Thinking of starting a doctorate? Already deep into PhDing and worried about the literature work?
Well, when it comes to working with literatures, the old saying that there’s more than one way to skin a cat might be ugly, but it contains an important truth. There is no one best way to do a literature review.
But don’t despair. The lit review is not entirely unknown territory. There are three well-trodden literature pathways you can consider – a trio of ways to think about how to begin and get stuck into the initial reading, summarising, thematising, categorising, mapping. If you don’t want to invent your own process, then take a look at these.
- begin with a short list – a set of recommendations about the key texts that you need to read. You need to get a short list from a supervisor, or someone you can trust, maybe someone who is working on the same kind of topic but is a year or so ahead of you. Once you have your list, your job is basically to find the key themes relevant to your work and locate the leads to other relevant texts.
Eventually you will get to the outer reaches of the field and draw the borders you need, but by then you will have a sold grasp of the texts that are most germane to your study.
- begin with something that already offers an interpretation of the field, its history, key texts, themes and debates. You’ll get a head start from an encyclopaedia, an international handbook, an introductory text, a published literature review, or an idiot’s guide. You might even find a published thesis or research report which is relevant to your study. It’s helpful to understand that an existing review is not necessarily going to include the most relevant literature for your study, but you will likely find some leads to where you need to go to find them. You also need to hold any ready made view of the field up to some scrutiny as you go, as it is one (or a handful of) persons interpretation of the field – not yours.

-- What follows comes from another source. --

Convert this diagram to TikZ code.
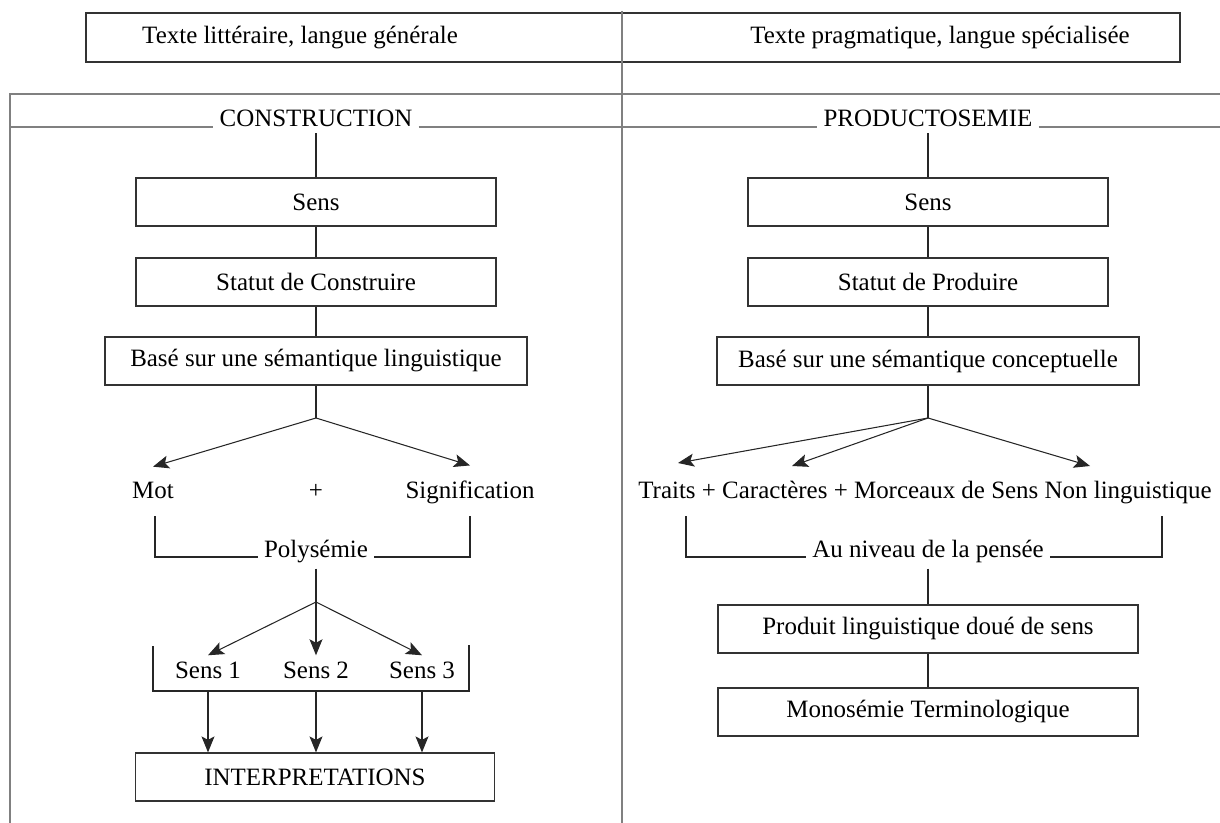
\documentclass[tikz,border=0pt]{standalone}
\usepackage{fontspec}
\setmainfont{Liberation Serif}
\usetikzlibrary{arrows.meta}

\begin{document}
\begin{tikzpicture}[>={Stealth[length=3.2mm,width=2.6mm,inset=0.7mm]},
  cadre/.style={line width=0.8pt,black!50},
  boite/.style={draw=black!80,line width=0.7pt,minimum height=0.96cm},
  lien/.style={line width=0.6pt,black!85},
  font=\fontsize{14.2}{16}\selectfont]
  \useasboundingbox (0,0) rectangle (24.4,-16.46);
  \node[boite,minimum width=10.72cm,minimum height=0.98cm] (celluleL) at (7.08,-0.75) {};
  \node[boite,minimum width=11.16cm,minimum height=0.98cm] (celluleR) at (18.02,-0.75) {};
  \node (litt) at (6.0,-0.75) {Texte littéraire, langue générale};
  \node (prag) at (18.8,-0.75) {Texte pragmatique, langue spécialisée};
  \draw[cadre] (12.44,-0.22)--(12.44,-16.46);
  \draw[cadre] (24.4,-1.88)--(0.2,-1.88)--(0.2,-16.46);
  \node[anchor=base] (constr) at (6.32,-2.54) {CONSTRUCTION};
  \draw[cadre] (0.2,-2.54)--(constr.base west);
  \draw[cadre] (constr.base east)--(12.44,-2.54);
  \node[anchor=base] (prodsem) at (18.56,-2.54) {PRODUCTOSEMIE};
  \draw[cadre] (12.44,-2.54)--(prodsem.base west);
  \draw[cadre] (prodsem.base east)--(24.4,-2.54);

  \node[boite,minimum width=7.2cm] (sensA) at (6.32,-4.04) {Sens};
  \node[boite,minimum width=7.2cm] (statA) at (6.32,-5.64) {Statut de Construire};
  \node[boite,minimum width=8.44cm] (baseA) at (6.32,-7.22) {Basé sur une sémantique linguistique};
  \coordinate (fourchA) at (6.32,-8.36);
  \draw[lien] (constr)--(sensA);
  \draw[lien] (sensA)--(statA);
  \draw[lien] (statA)--(baseA);
  \draw[lien] (baseA)--(fourchA);
  \node[anchor=base] (mot) at (3.06,-9.96) {Mot};
  \node[anchor=base] (plus) at (6.32,-9.96) {+};
  \node[anchor=base] (signif) at (9.4,-9.96) {Signification};
  \draw[lien,->] (fourchA)--([yshift=5pt]mot.north);
  \draw[lien,->] (fourchA)--([yshift=5pt]signif.north);
  \node[anchor=base] (polys) at (6.32,-11.14) {Polysémie};
  \draw[lien] (3.1,-10.32) |- (polys.base west);
  \draw[lien] (polys.base east) -| (9.4,-10.32);
  \coordinate (fourchB) at (6.32,-12.04);
  \draw[lien] (polys)--(fourchB);
  \node[anchor=base] (sens1) at (4.16,-13.56) {Sens 1};
  \node[anchor=base] (sens2) at (6.32,-13.56) {Sens 2};
  \node[anchor=base] (sens3) at (8.44,-13.56) {Sens 3};
  \draw[lien,->] (fourchB)--(sens1.north);
  \draw[lien,->] (fourchB)--(sens2.north);
  \draw[lien,->] (fourchB)--(sens3.north);
  \draw[lien] (3.06,-12.92)|-(9.38,-13.82)--(9.38,-12.9);
  \coordinate (brasA) at (6.32,-13.82);
  \node[boite,minimum width=7.18cm] (interp) at (6.3,-15.54) {INTERPRETATIONS};
  \draw[lien,->] (sens1 |- brasA)--(sens1 |- interp.north);
  \draw[lien,->] (sens2 |- brasA)--(sens2 |- interp.north);
  \draw[lien,->] (sens3 |- brasA)--(sens3 |- interp.north);

  \node[boite,minimum width=7.2cm] (sensB) at (18.56,-4.04) {Sens};
  \node[boite,minimum width=7.2cm] (statB) at (18.56,-5.64) {Statut de Produire};
  \node[boite,minimum width=8.44cm] (baseB) at (18.56,-7.22) {Basé sur une sémantique conceptuelle};
  \coordinate (fourchC) at (18.56,-8.36);
  \draw[lien] (prodsem)--(sensB);
  \draw[lien] (sensB)--(statB);
  \draw[lien] (statB)--(baseB);
  \draw[lien] (baseB)--(fourchC);
  \node[anchor=base] (traits) at (18.5,-9.96) {Traits + Caractères + Morceaux de Sens Non linguistique};
  \coordinate (versTraits) at (13.56,-9.26);
  \coordinate (versCarac) at (15.84,-9.32);
  \coordinate (versNon) at (21.8,-9.32);
  \draw[lien,->] (fourchC)--(versTraits);
  \draw[lien,->] (fourchC)--(versCarac);
  \draw[lien,->] (fourchC)--(versNon);
  \node[anchor=base] (pensee) at (18.56,-11.14) {Au niveau de la pensée};
  \draw[lien] (13.72,-10.32) |- (pensee.base west);
  \draw[lien] (pensee.base east) -| (23.24,-10.32);
  \node[boite,minimum width=8.4cm] (produit) at (18.56,-12.58) {Produit linguistique doué de sens};
  \node[boite,minimum width=8.4cm] (mono) at (18.56,-14.24) {Monosémie Terminologique};
  \draw[lien] (pensee)--(produit);
  \draw[lien] (produit)--(mono);
\end{tikzpicture}
\end{document}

You need to know the field you’re working in, not someone else’s. Or if there’s more than one field, then you may also need to think about overlaps.
One modification of this approach is to get a Masters level reading list (again from someone you can trust) and make your way through it, perhaps with the help of various novel study guides. I did this myself in my own PhD when I worked out I had to know something about geography – I bought a set of Open University text books and self-managed my way through three Masters modules.
- begin with a big search using google docs or google scholar or an academic search engine. If you are doing a systematic review or a rapid evidence review you would start this way and you’d use academic search engines. If you’re nit and still want to start big, you might also use publishers’ journal websites to get going. The start-big approach benefits from you having pretty good speed-reading, as well as some clear selection criteria. These criteria might be about methods, as in the systematic review. Or you might decide on some specific questions based on your research topic – If I want to do this research, then I need to know about x, y, z, just for starters.
Key to the writ-large approach is the understanding that you are establishing the outer edges of the field, as well as the core texts, at the same time. So there is quite a lot of ongoing sorting to do as you go along, you’re thematising and classifying right from the get-go. Yes, get those postits and markers at the ready.
It’s also a great idea to team up with other people working on a similar topic. You can share references and texts. You can also form a reading group to tackle some of the more difficult texts together.